REGE: A Method for Incorporating Uncertainty in Graph Embeddings
Zohair Shafi, Germans Savcisens, Tina Eliassi-Rad
TL;DR
REGE tackles uncertainty in graph embeddings by separating data-induced uncertainty (via eigen-decomposition to create multiple graph views and a consensus edge-uncertainty matrix) from model-induced uncertainty (via conformalized, per-dimension quantile regression in a teacher-student setup). It then integrates these radii into training by injecting noise into hidden representations and employing curriculum learning over progressively richer graph views. Empirical results on Cora, Citeseer, and PolBlogs show that REGE improves adversarial robustness by about 1.5% in node classification accuracy compared to state-of-the-art defenses. The work provides a principled framework for uncertainty-aware graph embeddings with practical implications for robust graph-based learning systems.
Abstract
Machine learning models for graphs in real-world applications are prone to two primary types of uncertainty: (1) those that arise from incomplete and noisy data and (2) those that arise from uncertainty of the model in its output. These sources of uncertainty are not mutually exclusive. Additionally, models are susceptible to targeted adversarial attacks, which exacerbate both of these uncertainties.
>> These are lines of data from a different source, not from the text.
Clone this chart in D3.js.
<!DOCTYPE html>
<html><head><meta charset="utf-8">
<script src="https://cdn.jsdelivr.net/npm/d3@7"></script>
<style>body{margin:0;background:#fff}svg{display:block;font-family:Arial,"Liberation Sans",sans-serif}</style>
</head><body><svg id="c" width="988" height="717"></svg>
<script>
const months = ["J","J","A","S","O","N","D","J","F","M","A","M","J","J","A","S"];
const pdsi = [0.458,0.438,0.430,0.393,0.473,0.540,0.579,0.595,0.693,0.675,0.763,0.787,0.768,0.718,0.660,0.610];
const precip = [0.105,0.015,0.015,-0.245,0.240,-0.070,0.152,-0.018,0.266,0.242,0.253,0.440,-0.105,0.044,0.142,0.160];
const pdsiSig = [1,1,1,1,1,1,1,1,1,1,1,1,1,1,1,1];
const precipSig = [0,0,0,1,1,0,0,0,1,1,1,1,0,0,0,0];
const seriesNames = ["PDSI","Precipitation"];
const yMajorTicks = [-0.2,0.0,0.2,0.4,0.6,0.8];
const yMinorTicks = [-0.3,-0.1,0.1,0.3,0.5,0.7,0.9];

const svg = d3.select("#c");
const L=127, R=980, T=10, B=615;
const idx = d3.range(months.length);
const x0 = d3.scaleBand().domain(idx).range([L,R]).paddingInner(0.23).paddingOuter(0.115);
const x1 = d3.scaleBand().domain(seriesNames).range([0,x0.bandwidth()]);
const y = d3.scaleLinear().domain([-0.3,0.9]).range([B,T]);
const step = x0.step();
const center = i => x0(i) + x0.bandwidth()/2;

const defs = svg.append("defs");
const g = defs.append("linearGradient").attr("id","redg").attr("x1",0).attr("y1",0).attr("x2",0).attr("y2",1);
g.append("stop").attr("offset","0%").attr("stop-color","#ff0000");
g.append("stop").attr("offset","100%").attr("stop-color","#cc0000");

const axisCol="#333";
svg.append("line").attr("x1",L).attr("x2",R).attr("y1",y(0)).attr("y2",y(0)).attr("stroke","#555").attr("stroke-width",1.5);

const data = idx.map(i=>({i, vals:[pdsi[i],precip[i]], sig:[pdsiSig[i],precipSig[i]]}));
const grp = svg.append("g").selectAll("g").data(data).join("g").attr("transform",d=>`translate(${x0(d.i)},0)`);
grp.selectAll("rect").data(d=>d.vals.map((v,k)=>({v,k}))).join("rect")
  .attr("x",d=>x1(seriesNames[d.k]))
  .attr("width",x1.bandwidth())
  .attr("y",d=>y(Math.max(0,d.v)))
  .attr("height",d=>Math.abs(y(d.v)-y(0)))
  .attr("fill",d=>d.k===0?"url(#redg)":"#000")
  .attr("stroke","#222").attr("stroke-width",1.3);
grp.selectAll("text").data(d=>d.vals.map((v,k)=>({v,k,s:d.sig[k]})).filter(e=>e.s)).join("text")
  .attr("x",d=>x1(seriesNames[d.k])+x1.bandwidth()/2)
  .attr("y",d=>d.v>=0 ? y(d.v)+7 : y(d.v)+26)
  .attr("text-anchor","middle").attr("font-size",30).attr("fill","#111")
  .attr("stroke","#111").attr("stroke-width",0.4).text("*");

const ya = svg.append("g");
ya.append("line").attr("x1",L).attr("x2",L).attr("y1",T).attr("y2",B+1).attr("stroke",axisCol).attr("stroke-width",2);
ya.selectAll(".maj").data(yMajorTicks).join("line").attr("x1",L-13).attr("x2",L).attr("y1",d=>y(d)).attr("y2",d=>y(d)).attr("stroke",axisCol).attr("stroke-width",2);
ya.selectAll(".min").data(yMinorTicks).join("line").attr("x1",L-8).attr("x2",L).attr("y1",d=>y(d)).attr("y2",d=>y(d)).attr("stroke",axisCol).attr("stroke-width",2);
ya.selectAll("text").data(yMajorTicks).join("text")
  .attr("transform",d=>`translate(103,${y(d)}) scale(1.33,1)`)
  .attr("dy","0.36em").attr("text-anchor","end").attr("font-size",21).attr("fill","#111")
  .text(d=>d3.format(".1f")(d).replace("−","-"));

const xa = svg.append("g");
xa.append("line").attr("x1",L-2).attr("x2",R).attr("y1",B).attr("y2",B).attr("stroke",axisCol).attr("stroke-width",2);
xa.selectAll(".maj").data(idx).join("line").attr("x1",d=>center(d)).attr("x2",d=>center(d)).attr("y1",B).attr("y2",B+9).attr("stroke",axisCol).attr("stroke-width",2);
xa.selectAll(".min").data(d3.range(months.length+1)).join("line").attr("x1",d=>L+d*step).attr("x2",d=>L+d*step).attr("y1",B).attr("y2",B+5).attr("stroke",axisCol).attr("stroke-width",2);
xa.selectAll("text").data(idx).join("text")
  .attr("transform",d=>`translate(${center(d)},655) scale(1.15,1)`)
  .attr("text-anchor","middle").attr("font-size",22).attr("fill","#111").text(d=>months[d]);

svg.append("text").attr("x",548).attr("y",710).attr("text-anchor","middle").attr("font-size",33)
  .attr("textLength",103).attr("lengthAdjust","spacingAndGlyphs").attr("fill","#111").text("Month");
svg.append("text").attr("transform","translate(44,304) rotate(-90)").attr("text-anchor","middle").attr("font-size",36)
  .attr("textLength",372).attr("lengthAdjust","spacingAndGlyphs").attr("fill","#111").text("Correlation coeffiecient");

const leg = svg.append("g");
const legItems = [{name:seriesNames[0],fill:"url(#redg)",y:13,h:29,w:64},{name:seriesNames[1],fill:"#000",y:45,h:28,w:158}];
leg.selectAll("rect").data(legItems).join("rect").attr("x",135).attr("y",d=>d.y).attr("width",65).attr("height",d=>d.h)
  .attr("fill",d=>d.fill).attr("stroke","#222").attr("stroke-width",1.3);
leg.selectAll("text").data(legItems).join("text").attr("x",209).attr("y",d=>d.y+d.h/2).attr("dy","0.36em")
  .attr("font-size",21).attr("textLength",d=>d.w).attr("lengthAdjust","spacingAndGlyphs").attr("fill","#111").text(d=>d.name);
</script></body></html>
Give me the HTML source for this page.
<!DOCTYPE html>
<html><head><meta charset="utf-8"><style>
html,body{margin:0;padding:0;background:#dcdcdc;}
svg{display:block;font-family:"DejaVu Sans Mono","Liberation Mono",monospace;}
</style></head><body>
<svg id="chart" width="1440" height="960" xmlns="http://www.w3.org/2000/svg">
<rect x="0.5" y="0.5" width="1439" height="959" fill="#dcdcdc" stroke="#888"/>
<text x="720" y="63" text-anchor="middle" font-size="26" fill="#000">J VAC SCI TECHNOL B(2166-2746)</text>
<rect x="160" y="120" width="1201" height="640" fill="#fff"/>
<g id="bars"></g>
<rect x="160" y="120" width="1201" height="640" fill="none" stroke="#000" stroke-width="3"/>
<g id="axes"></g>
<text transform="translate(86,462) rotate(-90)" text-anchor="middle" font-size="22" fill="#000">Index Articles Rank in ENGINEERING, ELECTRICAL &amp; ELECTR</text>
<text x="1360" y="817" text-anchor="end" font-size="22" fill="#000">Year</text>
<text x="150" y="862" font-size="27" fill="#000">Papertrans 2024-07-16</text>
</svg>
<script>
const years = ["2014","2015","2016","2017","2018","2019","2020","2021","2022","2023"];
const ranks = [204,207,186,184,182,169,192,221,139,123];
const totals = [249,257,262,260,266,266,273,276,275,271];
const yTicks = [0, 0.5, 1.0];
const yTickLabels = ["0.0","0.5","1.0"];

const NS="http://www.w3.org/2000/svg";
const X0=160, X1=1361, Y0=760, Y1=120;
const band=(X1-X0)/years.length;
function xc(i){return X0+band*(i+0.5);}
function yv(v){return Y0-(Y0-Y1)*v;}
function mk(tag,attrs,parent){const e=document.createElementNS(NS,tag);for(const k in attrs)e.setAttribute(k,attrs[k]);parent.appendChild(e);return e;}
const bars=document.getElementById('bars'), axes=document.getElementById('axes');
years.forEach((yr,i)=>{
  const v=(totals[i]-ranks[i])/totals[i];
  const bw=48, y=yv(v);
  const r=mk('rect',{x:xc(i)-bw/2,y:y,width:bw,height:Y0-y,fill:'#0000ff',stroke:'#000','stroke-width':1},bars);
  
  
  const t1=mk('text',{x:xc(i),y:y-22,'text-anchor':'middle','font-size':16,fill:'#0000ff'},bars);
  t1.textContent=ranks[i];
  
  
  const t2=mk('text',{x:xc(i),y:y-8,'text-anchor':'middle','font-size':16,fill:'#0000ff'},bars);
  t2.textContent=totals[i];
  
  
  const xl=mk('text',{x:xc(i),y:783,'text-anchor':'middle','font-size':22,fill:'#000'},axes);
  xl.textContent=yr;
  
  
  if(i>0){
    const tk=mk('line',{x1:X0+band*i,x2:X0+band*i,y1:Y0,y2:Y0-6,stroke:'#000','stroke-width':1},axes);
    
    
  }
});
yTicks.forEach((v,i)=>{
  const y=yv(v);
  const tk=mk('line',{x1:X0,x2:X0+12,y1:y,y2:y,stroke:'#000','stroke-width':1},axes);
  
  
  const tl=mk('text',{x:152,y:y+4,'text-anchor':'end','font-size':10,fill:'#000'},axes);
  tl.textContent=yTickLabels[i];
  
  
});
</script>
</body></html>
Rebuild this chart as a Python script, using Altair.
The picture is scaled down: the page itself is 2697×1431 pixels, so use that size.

In this work, we introduce Radius Enhanced Graph Embeddings (REGE), an approach that measures and incorporates uncertainty in data to produce graph embeddings with radius values that represent the uncertainty of the model's output. REGE employs curriculum learning to incorporate data uncertainty and conformal learning to address the uncertainty in the model's output. In our experiments, we show that REGE's graph embeddings perform better under adversarial attacks by an average of 1.5% (accuracy) against state-of-the-art methods.